The persecution by the Nazi regime brought about a radical change in the demography of Austrian Jewry. The Jewish population which in March 1938 amounted to about 206,000 persons, or three percent of the total population, and of whom 181,000 were members of the Israelitische Kultusgemeinde, was decimated through expulsion and murder in a disastrous way. Vienna's Jewish community - at one time one of the biggest of the world, almost unparalleled in its cultural diversity and uniqueness - was basically annihilated, and the other Jewish communities in Austria were more or less completely destroyed. At least 66,500 Austrians fell victim to the holocaust. Decisive factors of this demographic »development« are the following: - On account of the »Nuremberg Laws« which were introduced in the »Ostmark« in May 1938, over 24,000 people who had renounced Judaism but had Jewish ancestry, were classified as Jews.

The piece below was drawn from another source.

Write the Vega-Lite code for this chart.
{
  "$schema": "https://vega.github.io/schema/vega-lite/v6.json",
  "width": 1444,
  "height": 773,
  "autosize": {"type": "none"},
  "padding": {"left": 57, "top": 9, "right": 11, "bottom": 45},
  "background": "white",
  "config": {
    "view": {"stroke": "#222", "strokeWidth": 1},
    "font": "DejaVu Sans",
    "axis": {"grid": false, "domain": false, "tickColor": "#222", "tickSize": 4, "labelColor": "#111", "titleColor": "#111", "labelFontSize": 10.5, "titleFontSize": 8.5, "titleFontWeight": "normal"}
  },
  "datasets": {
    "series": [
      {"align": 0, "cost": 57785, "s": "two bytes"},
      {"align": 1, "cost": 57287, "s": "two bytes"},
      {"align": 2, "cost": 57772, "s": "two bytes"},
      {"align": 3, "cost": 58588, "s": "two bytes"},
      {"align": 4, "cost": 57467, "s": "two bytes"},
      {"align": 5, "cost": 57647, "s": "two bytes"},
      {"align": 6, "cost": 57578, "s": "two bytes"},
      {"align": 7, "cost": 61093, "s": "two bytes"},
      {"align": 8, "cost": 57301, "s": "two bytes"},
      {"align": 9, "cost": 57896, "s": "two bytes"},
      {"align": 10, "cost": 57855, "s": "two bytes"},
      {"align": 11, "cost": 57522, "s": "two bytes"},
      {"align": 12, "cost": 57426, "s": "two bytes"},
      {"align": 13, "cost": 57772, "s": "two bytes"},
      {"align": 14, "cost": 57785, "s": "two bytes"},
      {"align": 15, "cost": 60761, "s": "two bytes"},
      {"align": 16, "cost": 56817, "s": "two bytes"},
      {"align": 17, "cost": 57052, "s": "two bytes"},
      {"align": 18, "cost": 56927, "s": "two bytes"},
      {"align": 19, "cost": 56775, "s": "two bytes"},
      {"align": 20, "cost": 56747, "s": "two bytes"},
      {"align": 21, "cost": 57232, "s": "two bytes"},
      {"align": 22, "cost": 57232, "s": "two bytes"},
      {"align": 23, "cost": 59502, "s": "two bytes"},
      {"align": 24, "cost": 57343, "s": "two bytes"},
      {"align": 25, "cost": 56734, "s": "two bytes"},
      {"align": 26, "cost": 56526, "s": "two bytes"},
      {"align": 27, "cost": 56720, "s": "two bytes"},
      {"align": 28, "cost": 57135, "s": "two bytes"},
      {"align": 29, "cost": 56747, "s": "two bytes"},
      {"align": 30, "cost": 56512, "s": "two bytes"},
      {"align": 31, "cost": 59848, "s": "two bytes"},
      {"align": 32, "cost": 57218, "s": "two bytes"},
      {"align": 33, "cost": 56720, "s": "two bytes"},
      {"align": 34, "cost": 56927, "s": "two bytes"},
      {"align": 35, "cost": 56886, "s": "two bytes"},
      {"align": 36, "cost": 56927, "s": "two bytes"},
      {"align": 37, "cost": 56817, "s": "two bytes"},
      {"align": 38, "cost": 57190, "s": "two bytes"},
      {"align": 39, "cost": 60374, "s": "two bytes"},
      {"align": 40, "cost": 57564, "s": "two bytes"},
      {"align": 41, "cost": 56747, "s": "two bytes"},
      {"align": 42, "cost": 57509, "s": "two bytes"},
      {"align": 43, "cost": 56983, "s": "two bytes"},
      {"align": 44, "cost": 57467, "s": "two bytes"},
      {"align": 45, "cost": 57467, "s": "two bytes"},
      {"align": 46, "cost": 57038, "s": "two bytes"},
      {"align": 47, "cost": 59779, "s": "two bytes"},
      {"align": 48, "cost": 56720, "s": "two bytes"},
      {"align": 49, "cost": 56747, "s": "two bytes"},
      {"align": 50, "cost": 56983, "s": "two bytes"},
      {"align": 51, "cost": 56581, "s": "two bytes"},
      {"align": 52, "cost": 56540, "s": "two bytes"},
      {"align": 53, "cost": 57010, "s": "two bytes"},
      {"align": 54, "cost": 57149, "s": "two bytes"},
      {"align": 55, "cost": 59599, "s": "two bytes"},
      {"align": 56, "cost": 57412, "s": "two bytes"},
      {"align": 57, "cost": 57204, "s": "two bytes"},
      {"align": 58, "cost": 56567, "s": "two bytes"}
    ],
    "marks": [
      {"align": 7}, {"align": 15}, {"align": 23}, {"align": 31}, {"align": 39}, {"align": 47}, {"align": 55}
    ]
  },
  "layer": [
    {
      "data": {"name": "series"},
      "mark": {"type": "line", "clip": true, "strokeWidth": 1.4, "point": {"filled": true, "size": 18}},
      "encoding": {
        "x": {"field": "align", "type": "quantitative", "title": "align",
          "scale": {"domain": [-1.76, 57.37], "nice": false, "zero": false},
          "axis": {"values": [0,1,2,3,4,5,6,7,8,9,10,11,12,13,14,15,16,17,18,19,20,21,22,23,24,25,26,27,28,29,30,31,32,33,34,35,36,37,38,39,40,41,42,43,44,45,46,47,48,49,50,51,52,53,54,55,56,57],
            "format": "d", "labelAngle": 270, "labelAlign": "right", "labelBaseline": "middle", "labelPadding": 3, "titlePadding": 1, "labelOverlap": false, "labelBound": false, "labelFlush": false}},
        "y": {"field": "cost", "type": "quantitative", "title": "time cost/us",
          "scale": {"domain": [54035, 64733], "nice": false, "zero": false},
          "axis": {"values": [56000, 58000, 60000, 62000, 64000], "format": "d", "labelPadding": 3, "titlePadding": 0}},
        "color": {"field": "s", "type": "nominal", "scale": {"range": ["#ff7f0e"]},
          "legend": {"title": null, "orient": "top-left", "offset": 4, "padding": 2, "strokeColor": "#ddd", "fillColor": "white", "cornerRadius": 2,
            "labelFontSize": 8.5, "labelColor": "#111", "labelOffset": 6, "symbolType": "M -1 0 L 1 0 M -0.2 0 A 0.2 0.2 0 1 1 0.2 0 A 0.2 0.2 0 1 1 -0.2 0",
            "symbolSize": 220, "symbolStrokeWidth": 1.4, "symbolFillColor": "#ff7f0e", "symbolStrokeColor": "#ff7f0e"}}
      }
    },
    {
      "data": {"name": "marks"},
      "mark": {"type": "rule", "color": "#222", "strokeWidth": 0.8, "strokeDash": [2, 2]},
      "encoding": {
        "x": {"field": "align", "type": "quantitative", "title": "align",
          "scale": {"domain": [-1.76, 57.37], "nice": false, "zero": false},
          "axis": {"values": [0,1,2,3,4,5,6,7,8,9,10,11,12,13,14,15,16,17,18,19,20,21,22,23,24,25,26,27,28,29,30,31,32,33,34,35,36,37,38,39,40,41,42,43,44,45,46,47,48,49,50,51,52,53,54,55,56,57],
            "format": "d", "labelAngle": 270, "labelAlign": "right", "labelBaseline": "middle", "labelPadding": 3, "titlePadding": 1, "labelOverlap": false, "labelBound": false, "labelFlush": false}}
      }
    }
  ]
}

- Over 4,900 people, who were not considered to be Jews according to the »Nuremberg Laws« (most of whom had converted to Judaism through marriage), were more or less forced by the Nazi regime to renounce their faith and be reclassified as non-Jews.
- Immediately after March 12, 1938, the Nazi rulers started to expulse over 130,000 people by means of physical and psychological terror. Over 16,000 of these were subsequently exterminated in other Nazi-occupied European countries.

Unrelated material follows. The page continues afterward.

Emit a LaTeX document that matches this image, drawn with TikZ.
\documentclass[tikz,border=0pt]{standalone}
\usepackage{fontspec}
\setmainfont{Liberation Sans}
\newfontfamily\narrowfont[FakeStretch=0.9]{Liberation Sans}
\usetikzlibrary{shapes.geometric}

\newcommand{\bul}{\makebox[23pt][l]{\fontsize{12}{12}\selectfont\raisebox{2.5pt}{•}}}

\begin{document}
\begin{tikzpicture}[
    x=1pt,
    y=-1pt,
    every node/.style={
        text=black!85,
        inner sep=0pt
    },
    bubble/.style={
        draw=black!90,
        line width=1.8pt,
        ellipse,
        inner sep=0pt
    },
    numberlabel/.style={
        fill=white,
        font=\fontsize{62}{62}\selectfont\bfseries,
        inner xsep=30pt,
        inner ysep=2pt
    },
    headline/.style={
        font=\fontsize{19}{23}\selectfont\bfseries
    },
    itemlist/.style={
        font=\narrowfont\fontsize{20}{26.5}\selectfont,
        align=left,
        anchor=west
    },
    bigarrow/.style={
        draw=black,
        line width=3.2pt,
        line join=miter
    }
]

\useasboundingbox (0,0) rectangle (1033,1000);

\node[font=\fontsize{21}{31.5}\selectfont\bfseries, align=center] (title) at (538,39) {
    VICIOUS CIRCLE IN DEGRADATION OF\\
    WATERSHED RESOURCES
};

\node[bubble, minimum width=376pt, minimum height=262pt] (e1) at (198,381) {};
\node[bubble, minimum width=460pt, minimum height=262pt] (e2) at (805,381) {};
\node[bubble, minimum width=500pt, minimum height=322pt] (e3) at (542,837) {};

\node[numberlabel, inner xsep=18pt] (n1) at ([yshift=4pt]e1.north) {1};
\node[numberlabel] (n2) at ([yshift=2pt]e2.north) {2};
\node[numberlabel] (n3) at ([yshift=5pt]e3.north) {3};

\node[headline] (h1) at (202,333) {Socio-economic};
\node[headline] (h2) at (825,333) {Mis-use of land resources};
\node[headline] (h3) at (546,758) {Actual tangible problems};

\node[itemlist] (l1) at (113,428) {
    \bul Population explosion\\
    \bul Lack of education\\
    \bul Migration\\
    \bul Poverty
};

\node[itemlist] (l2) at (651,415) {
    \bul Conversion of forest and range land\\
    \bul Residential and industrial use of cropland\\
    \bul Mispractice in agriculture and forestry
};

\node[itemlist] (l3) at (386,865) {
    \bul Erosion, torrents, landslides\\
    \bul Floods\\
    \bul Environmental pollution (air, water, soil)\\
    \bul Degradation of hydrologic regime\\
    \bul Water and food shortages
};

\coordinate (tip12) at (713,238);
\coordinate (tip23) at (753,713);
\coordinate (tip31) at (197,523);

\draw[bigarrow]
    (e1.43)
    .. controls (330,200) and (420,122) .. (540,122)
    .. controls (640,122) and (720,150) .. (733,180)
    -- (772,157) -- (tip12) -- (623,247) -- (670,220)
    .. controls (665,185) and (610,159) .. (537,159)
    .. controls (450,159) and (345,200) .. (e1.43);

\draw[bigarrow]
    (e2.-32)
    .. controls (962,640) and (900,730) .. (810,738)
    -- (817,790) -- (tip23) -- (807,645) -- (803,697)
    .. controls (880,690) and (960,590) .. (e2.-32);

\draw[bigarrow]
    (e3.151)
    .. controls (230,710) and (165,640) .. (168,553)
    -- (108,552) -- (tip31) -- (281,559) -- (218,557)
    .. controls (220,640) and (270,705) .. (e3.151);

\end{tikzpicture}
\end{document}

- Internments in concentration camps of far more than 7,000 people which started on April 1, 1938, led to the death of almost 2,000 camp inmates.
- From early 1941 onwards, more than 48,000 people from Vienna were deported to ghettos, concentration and extermination camps. Less than 2,000 survived.
- Only about 5,500 practising Jews or Austrians with Jewish origins survived the Nazi regime in Austria.